*Exercise:* Gather from the listing below each line that includes the word "React", and copy it.

*Information shown:*
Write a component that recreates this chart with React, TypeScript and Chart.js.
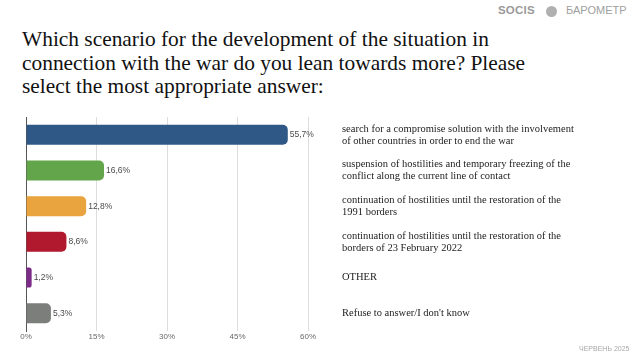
import React, { useEffect, useRef } from "react";
import { Chart, registerables } from "chart.js";

Chart.register(...registerables);

const titleLines = [
  "Which scenario for the development of the situation in",
  "connection with the war do you lean towards more? Please",
  "select the most appropriate answer:",
];

const categories: string[][] = [
  ["search for a compromise solution with the involvement", "of other countries in order to end the war"],
  ["suspension of hostilities and temporary freezing of the", "conflict along the current line of contact"],
  ["continuation of hostilities until the restoration of the", "1991 borders"],
  ["continuation of hostilities until the restoration of the", "borders of 23 February 2022"],
  ["OTHER"],
  ["Refuse to answer/I don't know"],
];

const values = [55.7, 16.6, 12.8, 8.6, 1.2, 5.3];
const valueLabels = ["55,7%", "16,6%", "12,8%", "8,6%", "1,2%", "5,3%"];
const barColors = ["#305886", "#62a54a", "#e9a43f", "#b1192f", "#7d2b88", "#7c7e7c"];
const xTicks = [0, 15, 30, 45, 60];

const SERIF = "'Liberation Serif', serif";
const SANS = "'Liberation Sans', Arial, sans-serif";

const valueLabelPlugin = {
  id: "valueLabels",
  afterDatasetsDraw(chart: any) {
    const ctx = chart.ctx;
    const meta = chart.getDatasetMeta(0);
    ctx.save();
    ctx.font = "8.5px " + SANS;
    ctx.fillStyle = "#4a4a4a";
    ctx.textAlign = "left";
    ctx.textBaseline = "middle";
    meta.data.forEach((el: any, i: number) => {
      ctx.fillText(valueLabels[i], el.x + 2, el.y);
    });
    ctx.restore();
  },
};

export default function App() {
  const ref = useRef<HTMLCanvasElement | null>(null);

  useEffect(() => {
    if (!ref.current) return;
    const chart = new Chart(ref.current, {
      type: "bar",
      data: {
        labels: categories.map((c) => c.join(" ")),
        datasets: [
          {
            data: values,
            backgroundColor: barColors,
            borderRadius: 5,
            borderSkipped: "start",
            barPercentage: 0.56,
            categoryPercentage: 1,
          },
        ],
      },
      options: {
        indexAxis: "y",
        animation: false,
        responsive: false,
        maintainAspectRatio: false,
        layout: { padding: { top: 117, bottom: 14, left: 0, right: 0 } },
        plugins: {
          legend: { display: false },
          tooltip: { enabled: false },
          title: { display: false },
        },
        scales: {
          x: {
            min: 0,
            max: 60,
            afterBuildTicks: (axis: any) => {
              axis.ticks = xTicks.map((v) => ({ value: v }));
            },
            afterFit: (axis: any) => {
              axis.height = 14;
              axis.paddingLeft = 0;
              axis.paddingRight = 0;
            },
            grid: { color: "#dddddd", lineWidth: 1, drawTicks: false },
            border: { display: false },
            ticks: {
              padding: 1,
              color: "#6a6a6a",
              font: { family: SANS, size: 8 },
              callback: (v: any) => v + "%",
              maxRotation: 0,
            },
          },
          y: {
            position: "left",
            offset: true,
            afterFit: (axis: any) => {
              axis.width = 26;
              axis.paddingTop = 0;
              axis.paddingBottom = 0;
            },
            grid: { display: false, drawTicks: false },
            border: { display: true, color: "#555555", width: 1 },
            ticks: { display: false },
          },
          y2: {
            type: "category",
            position: "right",
            labels: categories as any,
            offset: true,
            afterFit: (axis: any) => {
              axis.width = 332;
              axis.paddingTop = 0;
              axis.paddingBottom = 0;
            },
            grid: { display: false, drawTicks: false },
            border: { display: false },
            ticks: {
              padding: 34,
              color: "#222222",
              crossAlign: "near",
              font: { family: SERIF, size: 10.5, lineHeight: 1.15 },
            },
          },
        },
      },
      plugins: [valueLabelPlugin],
    });
    return () => chart.destroy();
  }, []);

  return (
    <div
      style={{
        position: "fixed",
        left: 0,
        top: 0,
        width: 640,
        height: 359,
        background: "#ffffff",
        overflow: "hidden",
      }}
    >
      <div
        style={{
          position: "absolute",
          left: 498,
          top: 4,
          fontFamily: SANS,
          fontWeight: 700,
          fontSize: 11.5,
          color: "#9a9a9a",
          letterSpacing: 0.2,
        }}
      >
        SOCIS
      </div>
      <div
        style={{
          position: "absolute",
          left: 546,
          top: 6,
          width: 11,
          height: 11,
          borderRadius: "50%",
          background: "#b0b0b0",
        }}
      />
      <div
        style={{
          position: "absolute",
          left: 566,
          top: 4,
          fontFamily: SANS,
          fontSize: 11,
          color: "#a0a0a0",
        }}
      >
        БАРОМЕТР
      </div>
      <div
        style={{
          position: "absolute",
          left: 22,
          top: 28,
          fontFamily: SERIF,
          fontSize: 21.4,
          lineHeight: "23.5px",
          color: "#111111",
          whiteSpace: "nowrap",
        }}
      >
        {titleLines.map((l, i) => (
          <div key={i}>{l}</div>
        ))}
      </div>
      <canvas
        ref={ref}
        width={640}
        height={359}
        style={{ position: "absolute", left: 0, top: 0, width: 640, height: 359 }}
      />
      <div
        style={{
          position: "absolute",
          left: 579,
          top: 345,
          fontFamily: SANS,
          fontSize: 7,
          color: "#a8a8a8",
        }}
      >
        ЧЕРВЕНЬ 2025
      </div>
    </div>
  );
}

*Output for this task:*
Write a component that recreates this chart with React, TypeScript and Chart.js.
import React, { useEffect, useRef } from "react";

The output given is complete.